In 1983 the LTTE was already much more than a hit-and-run organization. It acutely felt the need for money collection. Nadesen, a senior police officer, was their organizational man in Colombo. I knew for a fact that they were collecting money in the Colombo area since many months before Black July. That kind of activity needs organization, lists of Tamil households, and young activists. The young LTTE had all that. It planned the ambush of the 13 soldiers, and it expected a `spontaneous' backlash in Colombo.

There seems to be evidence that Sinhala extremists also were gearing up for mayhem and waiting for the whirlwind, with their own lists of Tamils marked for vengeance. That is why I believe that there were several sinister forces wrestling to use the violent events as they unfolded, to fit their respective purposes wherein the Colombo Tamils were the victims of all the forces. Of course, some personal grudges, as well as hooligan-traders trying to displace entrenched merchants etc., may also have been executed in those troubled moments. It is painful for many people, especially those who suffered life and limb, to revisit those events. Furthermore, the human mind replaces facts with invented constructions more palatable to our innate beliefs. Nevertheless, I find it difficult to believe that none of the senior Police officers, i.e., trained responsible individuals, did not even keep some diaries or records. They would be doing a great service to history, as well as to the efforts towards reconciliation by speaking out what ever they remember, in what ever form they remember, even if it be distorted by the lens of hindsight and pain.

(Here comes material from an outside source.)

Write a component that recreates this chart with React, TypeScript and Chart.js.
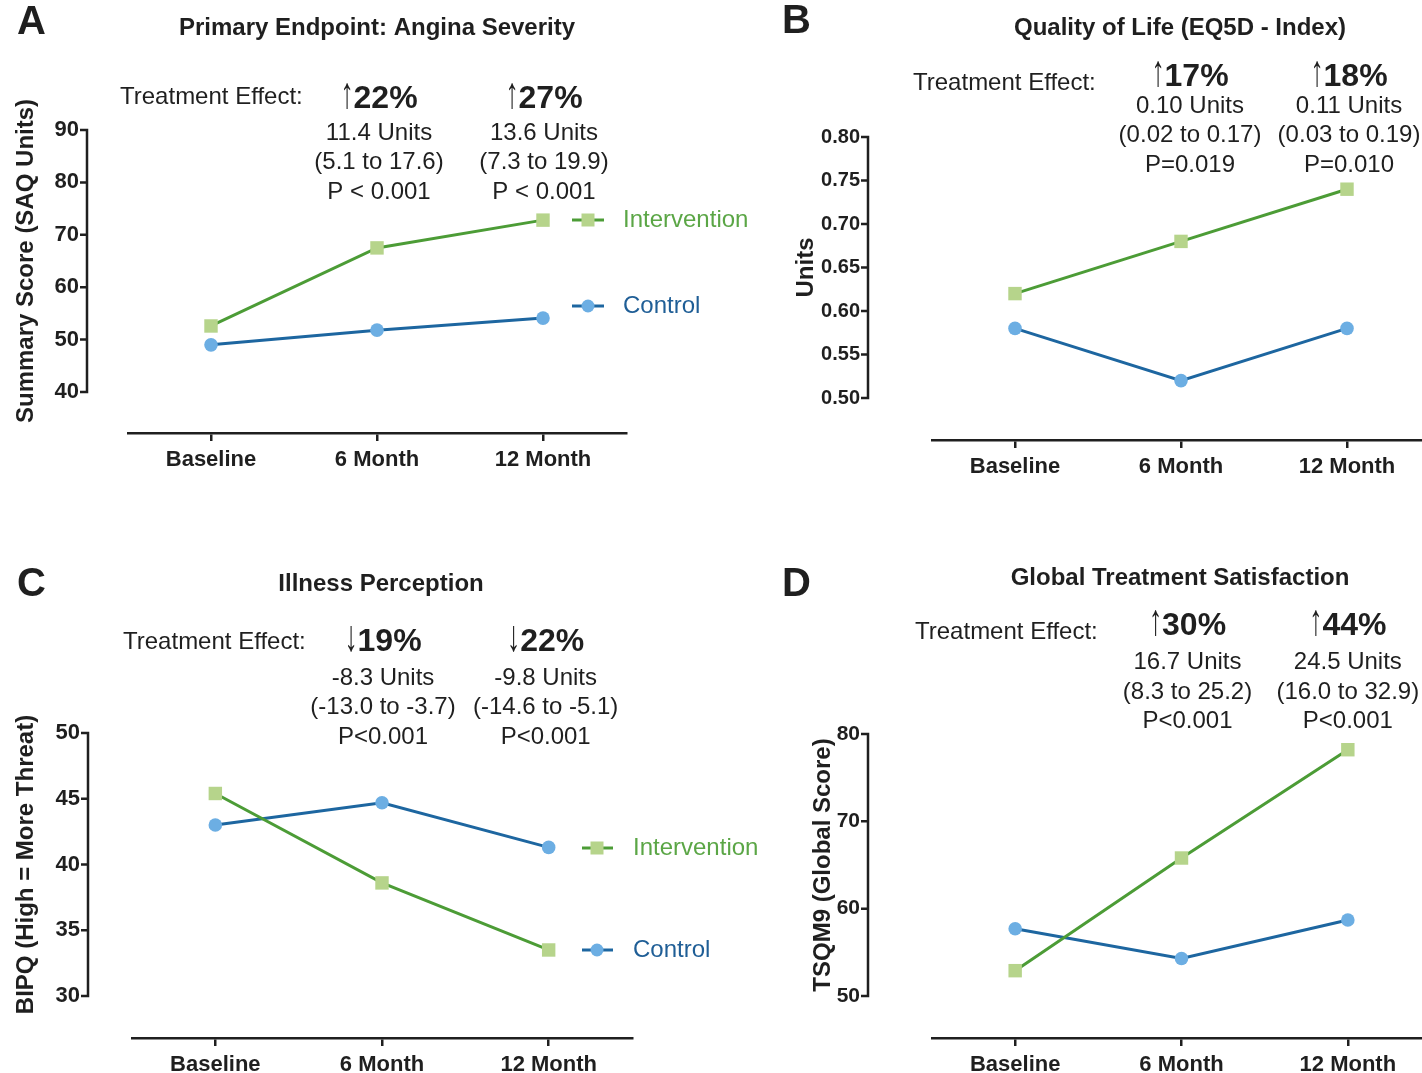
import React, { useEffect, useRef } from "react";
import { Chart, registerables } from "chart.js";

Chart.register(...registerables);

// ---------------- DATA ----------------
const CATEGORIES = ["Baseline", "6 Month", "12 Month"];
const SERIES_NAMES = ["Intervention", "Control"];

// Panel A – Primary Endpoint: Angina Severity
const A_INTERVENTION = [52.6, 67.5, 72.8];
const A_CONTROL = [49.0, 51.8, 54.1];
const A_TICKS = [40, 50, 60, 70, 80, 90];
const A_EFFECT_DIR = ["↑", "↑"];
const A_EFFECT_PCT = ["22%", "27%"];
const A_EFFECT_UNITS = ["11.4 Units", "13.6 Units"];
const A_EFFECT_CI = ["(5.1 to 17.6)", "(7.3 to 19.9)"];
const A_EFFECT_P = ["P < 0.001", "P < 0.001"];

// Panel B – Quality of Life (EQ5D - Index)
const B_INTERVENTION = [0.62, 0.68, 0.74];
const B_CONTROL = [0.58, 0.52, 0.58];
const B_TICKS = [0.5, 0.55, 0.6, 0.65, 0.7, 0.75, 0.8];
const B_EFFECT_DIR = ["↑", "↑"];
const B_EFFECT_PCT = ["17%", "18%"];
const B_EFFECT_UNITS = ["0.10 Units", "0.11 Units"];
const B_EFFECT_CI = ["(0.02 to 0.17)", "(0.03 to 0.19)"];
const B_EFFECT_P = ["P=0.019", "P=0.010"];

// Panel C – Illness Perception
const C_INTERVENTION = [45.4, 38.6, 33.5];
const C_CONTROL = [43.0, 44.7, 41.3];
const C_TICKS = [30, 35, 40, 45, 50];
const C_EFFECT_DIR = ["↓", "↓"];
const C_EFFECT_PCT = ["19%", "22%"];
const C_EFFECT_UNITS = ["-8.3 Units", "-9.8 Units"];
const C_EFFECT_CI = ["(-13.0 to -3.7)", "(-14.6 to -5.1)"];
const C_EFFECT_P = ["P<0.001", "P<0.001"];

// Panel D – Global Treatment Satisfaction
const D_INTERVENTION = [52.9, 65.8, 78.2];
const D_CONTROL = [57.7, 54.3, 58.7];
const D_TICKS = [50, 60, 70, 80];
const D_EFFECT_DIR = ["↑", "↑"];
const D_EFFECT_PCT = ["30%", "44%"];
const D_EFFECT_UNITS = ["16.7 Units", "24.5 Units"];
const D_EFFECT_CI = ["(8.3 to 25.2)", "(16.0 to 32.9)"];
const D_EFFECT_P = ["P<0.001", "P<0.001"];

// ---------------- STYLE ----------------
const FONT = "'Liberation Sans', Arial, Helvetica, sans-serif";
const INK = "#1f1f1f";
const GREEN_LINE = "#4c9c36";
const GREEN_MARK = "#b6d48b";
const GREEN_TEXT = "#5ba646";
const BLUE_LINE = "#1d66a0";
const BLUE_MARK = "#6caee3";
const BLUE_TEXT = "#1f5e96";

type Panel = {
  letter: string;
  title: string;
  yTitle: string;
  ticks: number[];
  decimals: number;
  tickFont: number;
  intervention: number[];
  control: number[];
  dir: string[];
  pct: string[];
  units: string[];
  ci: string[];
  p: string[];
  box: { x: number; y: number; w: number; h: number };
  area: { l: number; r: number; top: number; yMinPix: number; bottom: number };
  axisX: number;
  letterPos: [number, number];
  titlePos: [number, number];
  yTitleX: number;
  tePos: [number, number];
  pctY: number;
  lineYs: number[];
  colDx: number[];
  legend: null | { x0: number; x1: number; xm: number; tx: number; yI: number; yC: number };
};

const PANELS: Panel[] = [
  {
    letter: "A",
    title: "Primary Endpoint: Angina Severity",
    yTitle: "Summary Score (SAQ Units)",
    ticks: A_TICKS,
    decimals: 0,
    tickFont: 22,
    intervention: A_INTERVENTION,
    control: A_CONTROL,
    dir: A_EFFECT_DIR,
    pct: A_EFFECT_PCT,
    units: A_EFFECT_UNITS,
    ci: A_EFFECT_CI,
    p: A_EFFECT_P,
    box: { x: 0, y: 0, w: 780, h: 536 },
    area: { l: 128, r: 626, top: 130, yMinPix: 392, bottom: 433 },
    axisX: 87,
    letterPos: [17, 23],
    titlePos: [377, 28],
    yTitleX: 26,
    tePos: [120, 97],
    pctY: 97,
    lineYs: [133, 162, 192],
    colDx: [2, 1],
    legend: { x0: 572, x1: 604, xm: 588, tx: 623, yI: 220, yC: 306 },
  },
  {
    letter: "B",
    title: "Quality of Life (EQ5D - Index)",
    yTitle: "Units",
    ticks: B_TICKS,
    decimals: 2,
    tickFont: 20,
    intervention: B_INTERVENTION,
    control: B_CONTROL,
    dir: B_EFFECT_DIR,
    pct: B_EFFECT_PCT,
    units: B_EFFECT_UNITS,
    ci: B_EFFECT_CI,
    p: B_EFFECT_P,
    box: { x: 711, y: 0, w: 740, h: 536 },
    area: { l: 932, r: 1430, top: 137, yMinPix: 398, bottom: 440 },
    axisX: 868,
    letterPos: [782, 22],
    titlePos: [1180, 28],
    yTitleX: 806,
    tePos: [913, 83],
    pctY: 75,
    lineYs: [106, 135, 165],
    colDx: [9, 2],
    legend: null,
  },
  {
    letter: "C",
    title: "Illness Perception",
    yTitle: "BIPQ (High = More Threat)",
    ticks: C_TICKS,
    decimals: 0,
    tickFont: 22,
    intervention: C_INTERVENTION,
    control: C_CONTROL,
    dir: C_EFFECT_DIR,
    pct: C_EFFECT_PCT,
    units: C_EFFECT_UNITS,
    ci: C_EFFECT_CI,
    p: C_EFFECT_P,
    box: { x: 0, y: 536, w: 780, h: 537 },
    area: { l: 132, r: 632, top: 733, yMinPix: 996, bottom: 1038 },
    axisX: 88,
    letterPos: [17, 585],
    titlePos: [381, 584],
    yTitleX: 26,
    tePos: [123, 642],
    pctY: 640,
    lineYs: [678, 707, 737],
    colDx: [1, -3],
    legend: { x0: 582, x1: 613, xm: 597, tx: 633, yI: 848, yC: 950 },
  },
  {
    letter: "D",
    title: "Global Treatment Satisfaction",
    yTitle: "TSQM9 (Global Score)",
    ticks: D_TICKS,
    decimals: 0,
    tickFont: 21,
    intervention: D_INTERVENTION,
    control: D_CONTROL,
    dir: D_EFFECT_DIR,
    pct: D_EFFECT_PCT,
    units: D_EFFECT_UNITS,
    ci: D_EFFECT_CI,
    p: D_EFFECT_P,
    box: { x: 711, y: 536, w: 740, h: 537 },
    area: { l: 932, r: 1431, top: 734, yMinPix: 996, bottom: 1038 },
    axisX: 868,
    letterPos: [782, 585],
    titlePos: [1180, 578],
    yTitleX: 823,
    tePos: [915, 632],
    pctY: 624,
    lineYs: [662, 692, 721],
    colDx: [6, 0],
    legend: null,
  },
];

function PanelChart({ cfg }: { cfg: Panel }) {
  const ref = useRef<HTMLCanvasElement | null>(null);

  useEffect(() => {
    if (!ref.current) return;
    const { box, area, ticks } = cfg;
    const tickMin = ticks[0];
    const tickMax = ticks[ticks.length - 1];
    const pxPerUnit = (area.yMinPix - area.top) / (tickMax - tickMin);
    const yMin = tickMin - (area.bottom - area.yMinPix) / pxPerUnit;
    const ox = box.x;
    const oy = box.y;

    const decor = {
      id: "panelDecor" + cfg.letter,
      afterDraw(chart: any) {
        const ctx = chart.ctx as CanvasRenderingContext2D;
        const yScale = chart.scales.y;
        const xScale = chart.scales.x;
        ctx.save();
        // y axis line + tick marks
        const ax = cfg.axisX - ox;
        const yTop = yScale.getPixelForValue(tickMax);
        const yBot = yScale.getPixelForValue(tickMin);
        ctx.strokeStyle = INK;
        ctx.lineWidth = 2.5;
        ctx.lineCap = "butt";
        ctx.beginPath();
        ctx.moveTo(ax, yTop - 1.25);
        ctx.lineTo(ax, yBot + 1.25);
        for (const t of ticks) {
          const py = yScale.getPixelForValue(t);
          ctx.moveTo(ax - 7, py);
          ctx.lineTo(ax, py);
        }
        ctx.stroke();

        ctx.fillStyle = INK;
        // panel letter
        ctx.font = `bold 40px ${FONT}`;
        ctx.textAlign = "left";
        ctx.textBaseline = "middle";
        ctx.fillText(cfg.letter, cfg.letterPos[0] - ox, cfg.letterPos[1] - oy);
        // title
        ctx.font = `bold 24px ${FONT}`;
        ctx.textAlign = "center";
        ctx.fillText(cfg.title, cfg.titlePos[0] - ox, cfg.titlePos[1] - oy);
        // y title
        ctx.save();
        ctx.translate(cfg.yTitleX - ox, (yTop + yBot) / 2);
        ctx.rotate(-Math.PI / 2);
        ctx.font = `bold 24px ${FONT}`;
        ctx.textAlign = "center";
        ctx.textBaseline = "middle";
        ctx.fillText(cfg.yTitle, 0, 0);
        ctx.restore();

        // treatment effect
        ctx.font = `24px ${FONT}`;
        ctx.textAlign = "left";
        ctx.textBaseline = "middle";
        ctx.fillText("Treatment Effect:", cfg.tePos[0] - ox, cfg.tePos[1] - oy);
        const ARROW_SIZE = 44;
        const ARROW_SX = 0.6;
        for (let i = 0; i < cfg.pct.length; i++) {
          const cx = xScale.getPixelForValue(i + 1) + cfg.colDx[i];
          ctx.font = `${ARROW_SIZE}px ${FONT}`;
          const aw = ctx.measureText(cfg.dir[i]).width * ARROW_SX;
          ctx.font = `bold 32px ${FONT}`;
          const pw = ctx.measureText(cfg.pct[i]).width;
          const start = cx - (aw + pw) / 2;
          ctx.textAlign = "left";
          ctx.textBaseline = "alphabetic";
          const base = cfg.pctY - oy + 11;
          ctx.save();
          ctx.translate(start, base);
          ctx.scale(ARROW_SX, 1);
          ctx.font = `${ARROW_SIZE}px ${FONT}`;
          ctx.fillText(cfg.dir[i], 0, 0);
          ctx.restore();
          ctx.font = `bold 32px ${FONT}`;
          ctx.fillText(cfg.pct[i], start + aw, base);
          // lines
          ctx.font = `24px ${FONT}`;
          ctx.textAlign = "center";
          ctx.textBaseline = "middle";
          ctx.fillText(cfg.units[i], cx, cfg.lineYs[0] - oy);
          ctx.fillText(cfg.ci[i], cx, cfg.lineYs[1] - oy);
          ctx.fillText(cfg.p[i], cx, cfg.lineYs[2] - oy);
        }

        // legend
        if (cfg.legend) {
          const L = cfg.legend;
          const entries = [
            { name: SERIES_NAMES[0], y: L.yI, line: GREEN_LINE, mark: GREEN_MARK, text: GREEN_TEXT, square: true },
            { name: SERIES_NAMES[1], y: L.yC, line: BLUE_LINE, mark: BLUE_MARK, text: BLUE_TEXT, square: false },
          ];
          for (const e of entries) {
            const yy = e.y - oy;
            ctx.strokeStyle = e.line;
            ctx.lineWidth = 3;
            ctx.beginPath();
            ctx.moveTo(L.x0 - ox, yy);
            ctx.lineTo(L.x1 - ox, yy);
            ctx.stroke();
            ctx.fillStyle = e.mark;
            if (e.square) {
              ctx.fillRect(L.xm - ox - 6.5, yy - 6.5, 13, 13);
            } else {
              ctx.beginPath();
              ctx.arc(L.xm - ox, yy, 6.5, 0, Math.PI * 2);
              ctx.fill();
            }
            ctx.fillStyle = e.text;
            ctx.font = `24px ${FONT}`;
            ctx.textAlign = "left";
            ctx.textBaseline = "middle";
            ctx.fillText(e.name, L.tx - ox, yy);
          }
        }
        ctx.restore();
      },
    };

    const chart = new Chart(ref.current, {
      type: "line",
      data: {
        labels: CATEGORIES,
        datasets: [
          {
            label: SERIES_NAMES[0],
            data: cfg.intervention,
            borderColor: GREEN_LINE,
            borderWidth: 3,
            pointStyle: "rect",
            pointRadius: 9.5,
            pointBackgroundColor: GREEN_MARK,
            pointBorderColor: GREEN_MARK,
            pointBorderWidth: 0,
            tension: 0,
            clip: false,
          } as any,
          {
            label: SERIES_NAMES[1],
            data: cfg.control,
            borderColor: BLUE_LINE,
            borderWidth: 3,
            pointStyle: "circle",
            pointRadius: 6.8,
            pointBackgroundColor: BLUE_MARK,
            pointBorderColor: BLUE_MARK,
            pointBorderWidth: 0,
            tension: 0,
            clip: false,
          } as any,
        ],
      },
      options: {
        responsive: false,
        animation: false,
        devicePixelRatio: 1,
        layout: {
          autoPadding: false,
          padding: { left: 0, top: area.top - box.y, right: box.x + box.w - area.r, bottom: 0 },
        },
        plugins: {
          legend: { display: false },
          tooltip: { enabled: false },
          title: { display: false },
        },
        scales: {
          x: {
            type: "category",
            offset: true,
            grid: {
              display: true,
              drawOnChartArea: false,
              drawTicks: true,
              tickLength: 8,
              color: INK,
              lineWidth: 2.5,
            },
            border: { display: true, color: INK, width: 2.5 },
            ticks: {
              color: INK,
              font: { family: FONT, size: 22, weight: "bold" },
              padding: 6,
              maxRotation: 0,
              autoSkip: false,
            },
            afterFit: (s: any) => {
              s.height = box.y + box.h - area.bottom;
              s.paddingLeft = 0;
              s.paddingRight = 0;
              s.paddingTop = 0;
              s.paddingBottom = 0;
            },
          },
          y: {
            type: "linear",
            min: yMin,
            max: tickMax,
            grid: { display: false, drawTicks: false },
            border: { display: false },
            ticks: {
              color: INK,
              font: { family: FONT, size: cfg.tickFont, weight: "bold" },
              padding: area.l - cfg.axisX + 8,
              callback: (v: any) => Number(v).toFixed(cfg.decimals),
            },
            afterBuildTicks: (s: any) => {
              s.ticks = ticks.map((v) => ({ value: v }));
            },
            afterFit: (s: any) => {
              s.width = area.l - box.x;
              s.paddingLeft = 0;
              s.paddingRight = 0;
              s.paddingTop = 0;
              s.paddingBottom = 0;
            },
          },
        },
      } as any,
      plugins: [decor],
    });
    return () => chart.destroy();
  }, [cfg]);

  return (
    <canvas
      ref={ref}
      width={cfg.box.w}
      height={cfg.box.h}
      style={{ position: "absolute", left: cfg.box.x, top: cfg.box.y, width: cfg.box.w, height: cfg.box.h }}
    />
  );
}

export default function App() {
  return (
    <div
      style={{
        position: "absolute",
        left: 0,
        top: 0,
        width: 1422,
        height: 1073,
        overflow: "hidden",
        background: "#ffffff",
      }}
    >
      {PANELS.map((p) => (
        <PanelChart key={p.letter} cfg={p} />
      ))}
    </div>
  );
}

I believe that reconciliation is a necessity. We have to look forward, and not backwards, just as Vietnam and Cambodia have done, in ignoring the horrendous pain inflicted on them by USA, and now wrok with USA. Tamil Nadu and India have also been myopic in their policies, and their race-rousing politics is not directed to reconciliation and peace. In the end, India itself will fall apart. Meanwhile the prudent future policy for the residents of Lanka, be they Tamils or Sinhalese, is to learn to live with each other, even as the European nations who have warred since Christendom now work together, and even as the ever-warring Celts, Goths, Visigoths, Scots, Normans, Anglos, Catholics and Protestants all live together in a `United Kingdom', though not as yet in Ireland.